Leoben snorts. ‘It’s a stupid plan, then. He’s going to get himself well and truly murdered.’

‘No,’ I say, ‘it’s a genius plan. I still don’t know what Lachlan is trying to do, but I’m almost certain that he needs my help. I think Sunnyvale was some kind of test to see if he could control people with the vaccine. That’s why he didn’t activate the orange panels in everyone. But his plan will be bigger than that – Lachlan didn’t do this to drive everyone crazy. You think you’re in control right now, but we’re all still pieces on his board, and he’s moving us around. Whatever his real goal is, he’s been waiting for us to get here, and I’m pretty sure it’s because he needs my help.’

‘But there’s no way you’ll help him now,’ Cole says. ‘Not after what he did to you.’

‘I don’t want to help him, but I might not have a choice.’

‘But he has no leverage, not once we block his connection. He can’t make you do anything.’

‘Don’t you see?’ I whisper. ‘He’s made me remember you. Your body is full of his code – I saw that when I hacked your panel. I’ve seen it every time your eyes go black. If you walk in there with me, he’s going to find a way to hurt you, I know it. Then I’ll do whatever he says. He made me remember my past so that he can use my feelings for you to control me. That gives him all the leverage he needs.’

Cole stares at me, his brow pinched. There are shadows around his eyes, and his cheeks are hollow.

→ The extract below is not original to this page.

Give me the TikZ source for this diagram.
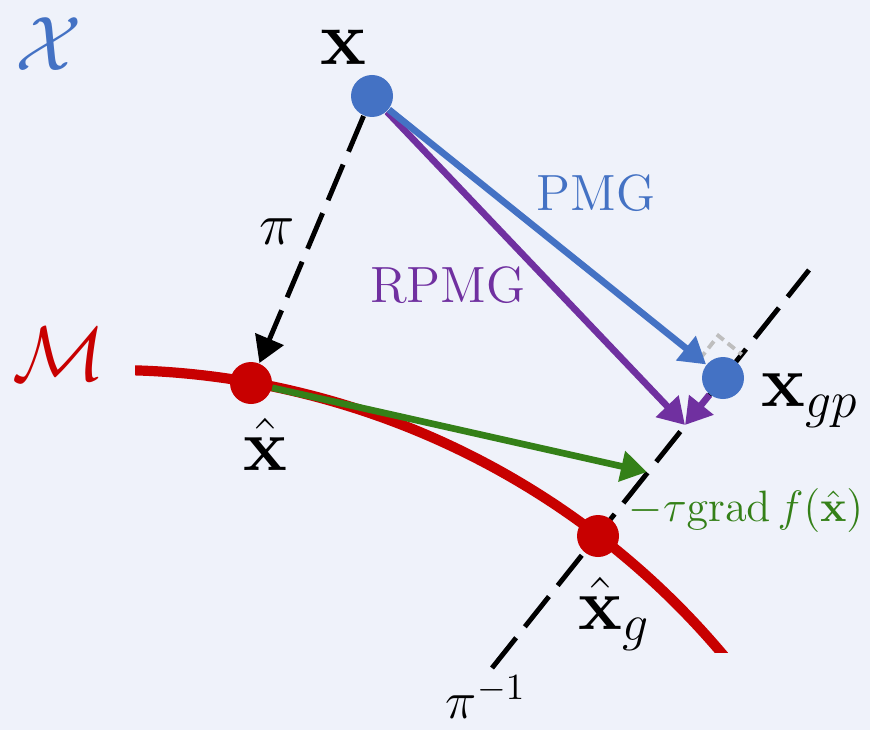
\RequirePackage{fix-cm}
\documentclass[tikz,border=0pt]{standalone}
\usepackage{amsmath,amssymb,bm}
\usetikzlibrary{arrows.meta}
\definecolor{bgcol}{RGB}{239,242,250}
\definecolor{pmgblue}{RGB}{68,114,196}
\definecolor{mfred}{RGB}{200,0,0}
\definecolor{rpmgpurple}{RGB}{112,48,160}
\definecolor{gradgreen}{RGB}{52,128,24}
\definecolor{markgrey}{RGB}{190,190,190}

\begin{document}
\begin{tikzpicture}[
    dot/.style={circle,fill=#1,inner sep=0pt,minimum size=4.2mm},
    lbl/.style={inner sep=0pt,font=\fontsize{#1}{#1}\selectfont},
    lbl/.default=21,
    arr/.style={line width=1.9pt,-{Triangle[length=2.6mm,width=3mm]}},
    fiber/.style={line width=1.4pt,dash pattern=on 11pt off 4pt}
  ]
                    \fill[bgcol] (0,0) rectangle (8.7,7.3);
                    \useasboundingbox (0,0) rectangle (8.7,7.3);
                    \coordinate (c) at (1.11,-4.40);
                    \coordinate (fb) at (4.92,0.62);
                    \coordinate (ft) at (8.09,4.60);
                    \coordinate (p) at (6.85,3.05);
                    \coordinate (g) at (6.47,2.58);
                    % fibre and manifold
                    \draw[fiber] (fb) -- (ft);
                    \begin{scope}
                      \clip (1.35,0.78) rectangle (8.7,7.3);
                      \draw[mfred,line width=2.9pt] (c) ++(95:8) arc[start angle=95,end angle=35,radius=8];
                    \end{scope}
                    \node[dot=pmgblue] (x) at (3.72,6.34) {};
                    \node[dot=mfred] (xh) at (2.51,3.47) {};
                    \node[dot=mfred] (xg) at (5.98,1.94) {};
                    \node[dot=pmgblue] (xgp) at (7.23,3.52) {};
                    % right angle
                    \draw[markgrey,line width=1.1pt,dash pattern=on 2.5pt off 1.5pt] (xgp.center) ++(-0.234,0.188) -- ++(0.187,0.235) -- ++(0.234,-0.188);
                    % steps
                    \draw[arr,rpmgpurple] (x) -- (p);
                    \draw[arr,rpmgpurple] (xgp) -- (p);
                    \draw[arr,pmgblue] (x) -- (xgp);
                    \draw[arr,gradgreen] (xh) -- (g);
                    \draw[arr,fiber] (x) -- (xh);
                    % labels
                    \node[lbl=22,pmgblue] (Xlbl) at (0.49,6.86) {$\mathcal{X}$};
                    \node[lbl=22] (xlbl) at (3.43,6.83) {$\mathbf{x}$};
                    \node[lbl=22,mfred] (Mlbl) at (0.59,3.76) {$\mathcal{M}$};
                    \node[lbl] (xhlbl) at (2.65,2.86) {$\hat{\mathbf{x}}$};
                    \node[lbl] (xglbl) at (6.14,1.16) {$\hat{\mathbf{x}}_g$};
                    \node[lbl] (xgplbl) at (8.10,3.29) {$\mathbf{x}_{gp}$};
                    \node[lbl=14.5,pmgblue] (pmg) at (5.96,5.37) {PMG};
                    \node[lbl=14.5,rpmgpurple] (rpmg) at (4.48,4.45) {RPMG};
                    \node[lbl=17] (pilbl) at (2.77,4.98) {$\pi$};
                    \node[lbl=15] (piinv) at (4.86,0.33) {$\pi^{-1}$};
                    \node[lbl=12.5,gradgreen] (gradlbl) at (7.46,2.19) {$-\tau\mathrm{grad}\,f(\hat{\mathbf{x}})$};
                \end{tikzpicture}
\end{document}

He looks weaker and more exhausted than he did when he was shot. I can’t bear the thought of losing him again. I won’t watch him get hurt. He’s spent every minute since he arrived protecting me, and now it’s my turn.

He stiffens as he realizes what it is I’m planning. ‘No, you’re not going in there alone, absolutely not.’

‘You have to let me do this.’

‘There’s no way in hell.’ Cole’s eyes blaze. ‘I just got you back. I won’t risk losing you again.’

‘It’s not up to you.’

Cole freezes. He can read it in my face before I say it, and he throws his hands out, reaching for my mouth.

But he’s too late.

‘Recumbentibus.’

The word hits him like a bullet. He slumps, coughing, then falls back in his seat.